Meeting of the Parliament 03 April 2019
If we followed the path of procuring food that is sourced as locally to the school as possible, that problem would be solved in one fell swoop.
The Government cannot be satisfied with the lack of support for our food producers. That contrasts with the gold standard in East Ayrshire, where nearly 75 per cent of ingredients for school meals are sourced locally. There can be no excuse.
We will support the Government’s amendment but, in doing so, we note that it is rather high on platitudes and light on positive action. It is not enough to note that schools are a place of education—that is hardly a revelation. We need to afford pupils the opportunity to apply that learning. However, Education Scotland has reported that, following 109 nutritional inspections of secondary schools, it was found that some 70 per cent of school meals failed to meet nutritional standards. Platitudes will not solve that problem. We need to create an environment in which the learning that pupils receive in schools can be applied in the real world. I am pretty sure that, if it were left to pupils to deliver the learning that they receive, the system that they would come up with would not look much like the current one.

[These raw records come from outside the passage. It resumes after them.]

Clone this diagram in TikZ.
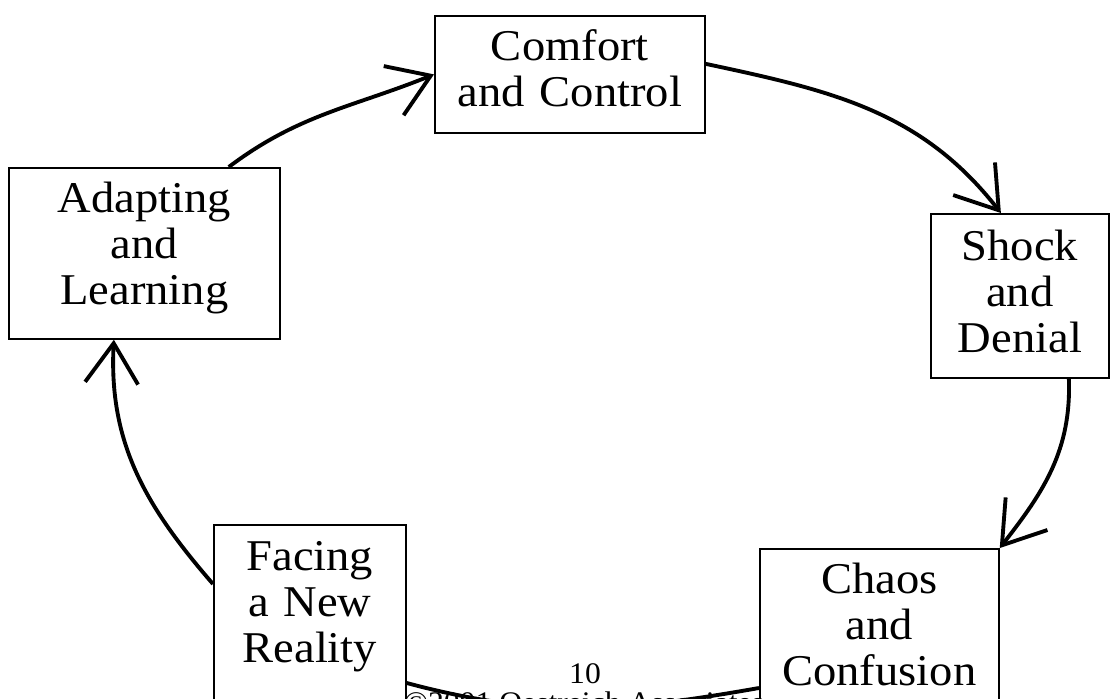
\documentclass[tikz,border=0pt]{standalone}
\usepackage{fontspec}
\setmainfont[FakeStretch=1.06]{Liberation Serif}
\usetikzlibrary{arrows.meta}

\begin{document}
\begin{tikzpicture}[
  stage/.style={draw,line width=1pt,anchor=north west,inner sep=0pt,align=center,
    font=\fontsize{25}{26.2}\selectfont},
  cycline/.style={line width=2.2pt},
  cyc/.style={cycline,-{Straight Barb[length=0.8cm,width=1.06cm]}},
  foot/.style={anchor=base,font=\fontsize{17}{17}\selectfont}]
\useasboundingbox (0,0) rectangle (22.2,13.96);
\clip (0,0) rectangle (22.2,13.96);
% the five stages of the cycle
\node[stage,text width=5.40cm,text height=0.90cm,text depth=1.44cm] (comfort) at (8.68,13.66) {Comfort\\and Control};
\node[stage,text width=3.56cm,text height=0.94cm,text depth=2.34cm] (shock) at (18.60,9.70) {Shock\\and\\Denial};
\node[stage,text width=4.78cm,text height=0.90cm,text depth=3.10cm] (chaos) at (15.18,3.00) {Chaos\\and\\Confusion};
\node[stage,text width=3.84cm,text height=0.92cm,text depth=3.08cm] (facing) at (4.26,3.48) {Facing\\a New\\Reality};
\node[stage,text width=5.42cm,text height=0.90cm,text depth=2.52cm] (adapt) at (0.16,10.62) {Adapting\\and\\Learning};
% connectors
\draw[cyc] ([xshift=-1.04cm]adapt.north east) to[out=37,in=202] (comfort.west);
\draw[cyc] ([yshift=0.21cm]comfort.east) to[out=-12,in=128] ([xshift=-0.38cm]shock.north);
\draw[cyc] ([xshift=0.98cm]shock.south) to[out=-88,in=52] (chaos.north east);
\draw[cycline] ([yshift=-2.8cm]chaos.north west) to[out=190,in=-15] ([yshift=-3.18cm]facing.north east);
\draw[cyc] ([yshift=-1.2cm]facing.north west) to[out=131,in=-93] ([xshift=-0.61cm]adapt.south);
% footer
\node[foot] (pagenum) at (11.70,0.30) {10};
\node[foot] (copyright) at (11.68,-0.28) {\textcopyright2001 Oestreich Associates};
\end{tikzpicture}
\end{document}
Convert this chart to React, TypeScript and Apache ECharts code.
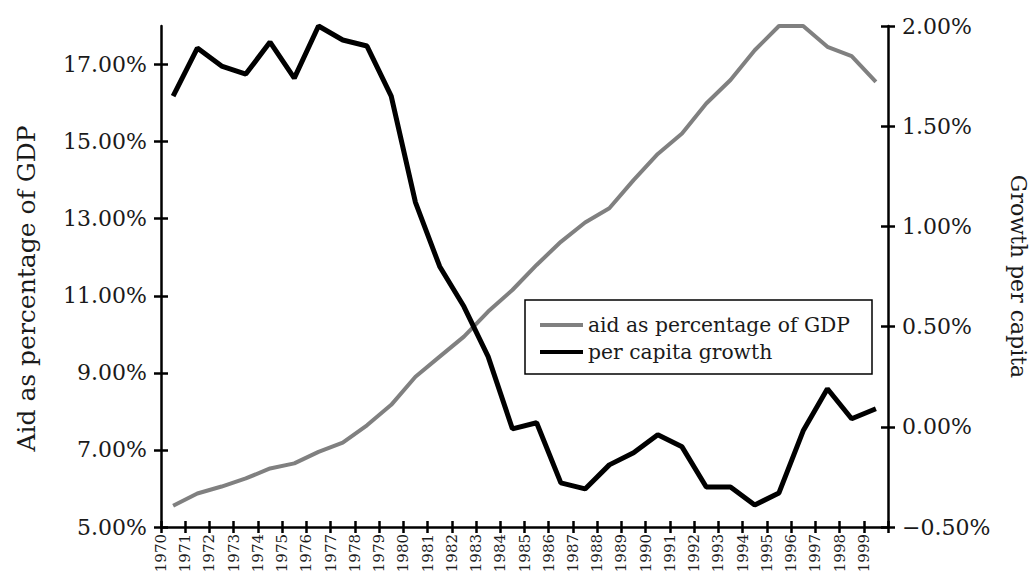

Apart from regurgitating the point that there is a higher prevalence of fast food, alcohol and tobacco outlets in more deprived areas—that is one of the main reasons why we are having the debate—there is little substance to the Labour amendment. In fact, there is the usual one-dimensional approach. When a person drives past any fast food outlet near a school at lunch time, are the huge queues of school pupils that they see the result of a lack of money or austerity? Is the fact that so many pupils who are eligible for free school meals still choose to join the fast food queues an austerity issue? Labour has chosen to avoid the issue in favour of ploughing a tired political line in search of some kind of relevance.